Efectivamente, el miedo al inmigrante, a lo desconocido, a lo desestabilizador rezuma en los comentarios que en El titán se hace desde la perspectiva de políticos, financieros, empresarios y editores de los principales periódicos de la ciudad de Chicago:
Últimamente, debido a la fuerte afluencia de población tanto nativa como extranjera […] y debido a la difusión de ideas desestabilizadoras por parte de individuos radicales pertenecientes a grupos extranjeros, referentes al anarquismo, al socialismo, al comunismo y otras similares, la conciencia cívica de Chicago se había vuelto muy acentuada.
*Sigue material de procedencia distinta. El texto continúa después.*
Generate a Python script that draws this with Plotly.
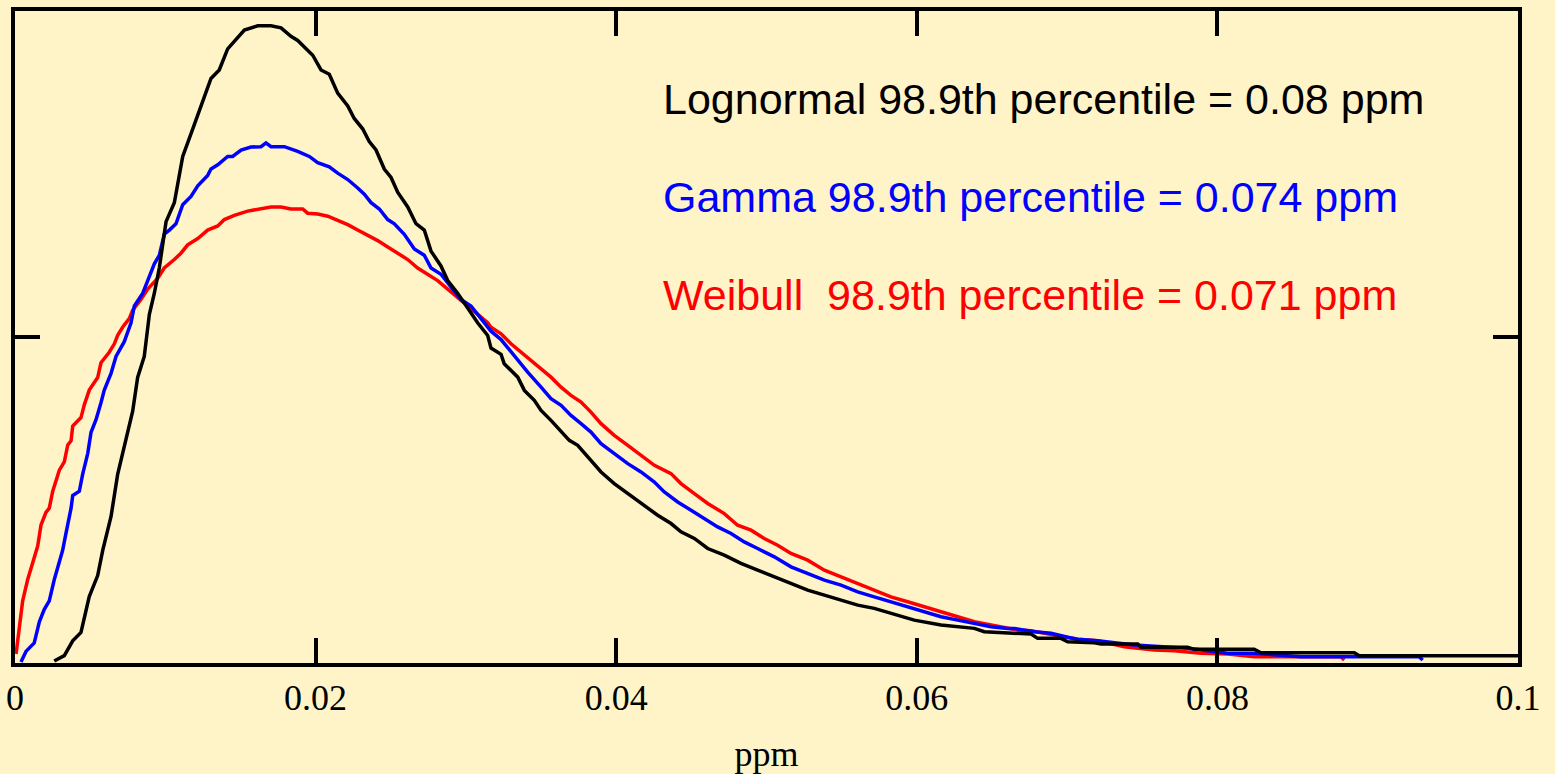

Los obreros se organizan y los titanes se escandalizan al verse amenazados por gente tan despreciable:
A partir de entonces se vieron en las calles, en los distritos y en las zonas de las afueras, e incluso, ocasionalmente, en el corazón comercial, los clubes de marcha […] grupos numerosos compuestos de gentes grises, estúpidas y nada distinguidas –empleados, obreros, pequeños comerciantes y los vástagos menos ilustres de la religión o la moral; y todos ellos se pasaban la tarde entera deambulando de un lado para otro tras salir del trabajo, reuniéndose en salones baratos y en las sedes de los clubes de los partidos, y haciendo instrucción…
Frente a estas nuevas ideas es el dinero quien presta el escudo protector a los titanes. Con dinero se soborna y se compran hombres (el germen de las organizaciones mafiosas se retrata en la obra a la perfección), con dinero se crean nuevas empresas y negocios, con dinero se puede postular a entrar en los clubes más selectos y en la alta sociedad, con dinero se paga el ocio, con dinero se hace más dinero. El dinero compra todo; todo menos la felicidad, sobre todo si esta sólo puede satisfacerse ganando el reconocimiento de la rancia aristocracia pero sin cumplir sus estrictas, si bien las más de las veces hipócritas, normas morales. Y Cowperwood, el gran financiero, el aspirante a titán, no tiene intención de hacerlo.